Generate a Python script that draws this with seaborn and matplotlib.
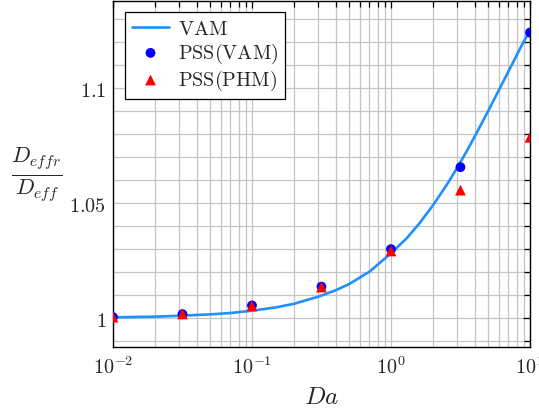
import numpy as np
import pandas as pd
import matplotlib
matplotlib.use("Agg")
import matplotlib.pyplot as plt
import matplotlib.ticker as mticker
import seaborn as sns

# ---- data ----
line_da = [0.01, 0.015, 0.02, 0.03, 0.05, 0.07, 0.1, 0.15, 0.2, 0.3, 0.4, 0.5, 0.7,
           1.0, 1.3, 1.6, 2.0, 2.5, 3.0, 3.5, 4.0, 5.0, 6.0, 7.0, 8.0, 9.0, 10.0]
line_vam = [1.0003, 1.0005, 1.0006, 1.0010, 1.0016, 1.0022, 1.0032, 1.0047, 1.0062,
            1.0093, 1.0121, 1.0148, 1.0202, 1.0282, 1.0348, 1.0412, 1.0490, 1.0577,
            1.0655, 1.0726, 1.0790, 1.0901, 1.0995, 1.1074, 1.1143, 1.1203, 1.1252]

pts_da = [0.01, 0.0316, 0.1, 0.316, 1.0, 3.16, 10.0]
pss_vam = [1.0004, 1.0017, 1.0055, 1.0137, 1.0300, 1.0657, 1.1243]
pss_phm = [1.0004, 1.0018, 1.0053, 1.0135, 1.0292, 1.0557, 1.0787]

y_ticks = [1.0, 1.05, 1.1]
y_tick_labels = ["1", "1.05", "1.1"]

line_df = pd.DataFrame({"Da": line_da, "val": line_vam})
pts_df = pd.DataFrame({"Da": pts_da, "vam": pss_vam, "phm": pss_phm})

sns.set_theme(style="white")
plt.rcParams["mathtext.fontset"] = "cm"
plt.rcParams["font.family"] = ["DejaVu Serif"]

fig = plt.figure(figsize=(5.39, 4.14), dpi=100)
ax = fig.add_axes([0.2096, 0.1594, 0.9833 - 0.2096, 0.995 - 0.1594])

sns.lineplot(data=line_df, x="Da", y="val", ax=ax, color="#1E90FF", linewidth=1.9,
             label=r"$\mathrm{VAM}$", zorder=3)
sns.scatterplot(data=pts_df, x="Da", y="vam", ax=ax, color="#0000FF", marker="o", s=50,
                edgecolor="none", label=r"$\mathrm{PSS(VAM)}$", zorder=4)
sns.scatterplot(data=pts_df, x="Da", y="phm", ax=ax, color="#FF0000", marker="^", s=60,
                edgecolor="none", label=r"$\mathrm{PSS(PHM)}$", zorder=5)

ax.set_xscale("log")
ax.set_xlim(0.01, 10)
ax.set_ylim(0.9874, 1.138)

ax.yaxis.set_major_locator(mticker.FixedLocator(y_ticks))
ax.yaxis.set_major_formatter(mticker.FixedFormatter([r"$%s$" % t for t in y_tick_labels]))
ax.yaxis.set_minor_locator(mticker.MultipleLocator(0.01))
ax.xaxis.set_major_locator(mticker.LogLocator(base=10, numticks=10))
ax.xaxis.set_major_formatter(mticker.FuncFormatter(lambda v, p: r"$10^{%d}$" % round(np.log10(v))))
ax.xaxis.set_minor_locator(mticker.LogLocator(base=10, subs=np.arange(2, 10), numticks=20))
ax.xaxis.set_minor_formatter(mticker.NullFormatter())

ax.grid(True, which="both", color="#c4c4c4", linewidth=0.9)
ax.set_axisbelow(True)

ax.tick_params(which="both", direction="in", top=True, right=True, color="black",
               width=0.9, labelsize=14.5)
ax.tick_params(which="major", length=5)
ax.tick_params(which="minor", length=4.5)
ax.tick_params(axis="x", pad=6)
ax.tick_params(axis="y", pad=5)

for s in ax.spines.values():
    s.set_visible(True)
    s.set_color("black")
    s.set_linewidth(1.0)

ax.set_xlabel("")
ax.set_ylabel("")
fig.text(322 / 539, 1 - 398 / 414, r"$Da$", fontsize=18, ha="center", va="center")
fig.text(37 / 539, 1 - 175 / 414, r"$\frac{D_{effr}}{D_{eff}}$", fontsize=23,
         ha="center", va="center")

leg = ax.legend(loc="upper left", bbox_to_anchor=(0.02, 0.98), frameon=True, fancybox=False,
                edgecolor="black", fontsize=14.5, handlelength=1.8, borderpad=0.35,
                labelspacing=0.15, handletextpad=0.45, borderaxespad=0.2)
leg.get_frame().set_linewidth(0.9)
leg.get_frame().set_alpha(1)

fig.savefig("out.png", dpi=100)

____________________

▸ **Exercise description**
Make an exact copy of all the material, but keep the pictures out of it.

▸ **Result for this task**
Generate a Python script that draws this with seaborn and matplotlib.
import numpy as np
import pandas as pd
import matplotlib
matplotlib.use("Agg")
import matplotlib.pyplot as plt
import matplotlib.ticker as mticker
import seaborn as sns

# ---- data ----
line_da = [0.01, 0.015, 0.02, 0.03, 0.05, 0.07, 0.1, 0.15, 0.2, 0.3, 0.4, 0.5, 0.7,
           1.0, 1.3, 1.6, 2.0, 2.5, 3.0, 3.5, 4.0, 5.0, 6.0, 7.0, 8.0, 9.0, 10.0]
line_vam = [1.0003, 1.0005, 1.0006, 1.0010, 1.0016, 1.0022, 1.0032, 1.0047, 1.0062,
            1.0093, 1.0121, 1.0148, 1.0202, 1.0282, 1.0348, 1.0412, 1.0490, 1.0577,
            1.0655, 1.0726, 1.0790, 1.0901, 1.0995, 1.1074, 1.1143, 1.1203, 1.1252]

pts_da = [0.01, 0.0316, 0.1, 0.316, 1.0, 3.16, 10.0]
pss_vam = [1.0004, 1.0017, 1.0055, 1.0137, 1.0300, 1.0657, 1.1243]
pss_phm = [1.0004, 1.0018, 1.0053, 1.0135, 1.0292, 1.0557, 1.0787]

y_ticks = [1.0, 1.05, 1.1]
y_tick_labels = ["1", "1.05", "1.1"]

line_df = pd.DataFrame({"Da": line_da, "val": line_vam})
pts_df = pd.DataFrame({"Da": pts_da, "vam": pss_vam, "phm": pss_phm})

sns.set_theme(style="white")
plt.rcParams["mathtext.fontset"] = "cm"
plt.rcParams["font.family"] = ["DejaVu Serif"]

fig = plt.figure(figsize=(5.39, 4.14), dpi=100)
ax = fig.add_axes([0.2096, 0.1594, 0.9833 - 0.2096, 0.995 - 0.1594])

sns.lineplot(data=line_df, x="Da", y="val", ax=ax, color="#1E90FF", linewidth=1.9,
             label=r"$\mathrm{VAM}$", zorder=3)
sns.scatterplot(data=pts_df, x="Da", y="vam", ax=ax, color="#0000FF", marker="o", s=50,
                edgecolor="none", label=r"$\mathrm{PSS(VAM)}$", zorder=4)
sns.scatterplot(data=pts_df, x="Da", y="phm", ax=ax, color="#FF0000", marker="^", s=60,
                edgecolor="none", label=r"$\mathrm{PSS(PHM)}$", zorder=5)

ax.set_xscale("log")
ax.set_xlim(0.01, 10)
ax.set_ylim(0.9874, 1.138)

ax.yaxis.set_major_locator(mticker.FixedLocator(y_ticks))
ax.yaxis.set_major_formatter(mticker.FixedFormatter([r"$%s$" % t for t in y_tick_labels]))
ax.yaxis.set_minor_locator(mticker.MultipleLocator(0.01))
ax.xaxis.set_major_locator(mticker.LogLocator(base=10, numticks=10))
ax.xaxis.set_major_formatter(mticker.FuncFormatter(lambda v, p: r"$10^{%d}$" % round(np.log10(v))))
ax.xaxis.set_minor_locator(mticker.LogLocator(base=10, subs=np.arange(2, 10), numticks=20))
ax.xaxis.set_minor_formatter(mticker.NullFormatter())

ax.grid(True, which="both", color="#c4c4c4", linewidth=0.9)
ax.set_axisbelow(True)

ax.tick_params(which="both", direction="in", top=True, right=True, color="black",
               width=0.9, labelsize=14.5)
ax.tick_params(which="major", length=5)
ax.tick_params(which="minor", length=4.5)
ax.tick_params(axis="x", pad=6)
ax.tick_params(axis="y", pad=5)

for s in ax.spines.values():
    s.set_visible(True)
    s.set_color("black")
    s.set_linewidth(1.0)

ax.set_xlabel("")
ax.set_ylabel("")
fig.text(322 / 539, 1 - 398 / 414, r"$Da$", fontsize=18, ha="center", va="center")
fig.text(37 / 539, 1 - 175 / 414, r"$\frac{D_{effr}}{D_{eff}}$", fontsize=23,
         ha="center", va="center")

leg = ax.legend(loc="upper left", bbox_to_anchor=(0.02, 0.98), frameon=True, fancybox=False,
                edgecolor="black", fontsize=14.5, handlelength=1.8, borderpad=0.35,
                labelspacing=0.15, handletextpad=0.45, borderaxespad=0.2)
leg.get_frame().set_linewidth(0.9)
leg.get_frame().set_alpha(1)

fig.savefig("out.png", dpi=100)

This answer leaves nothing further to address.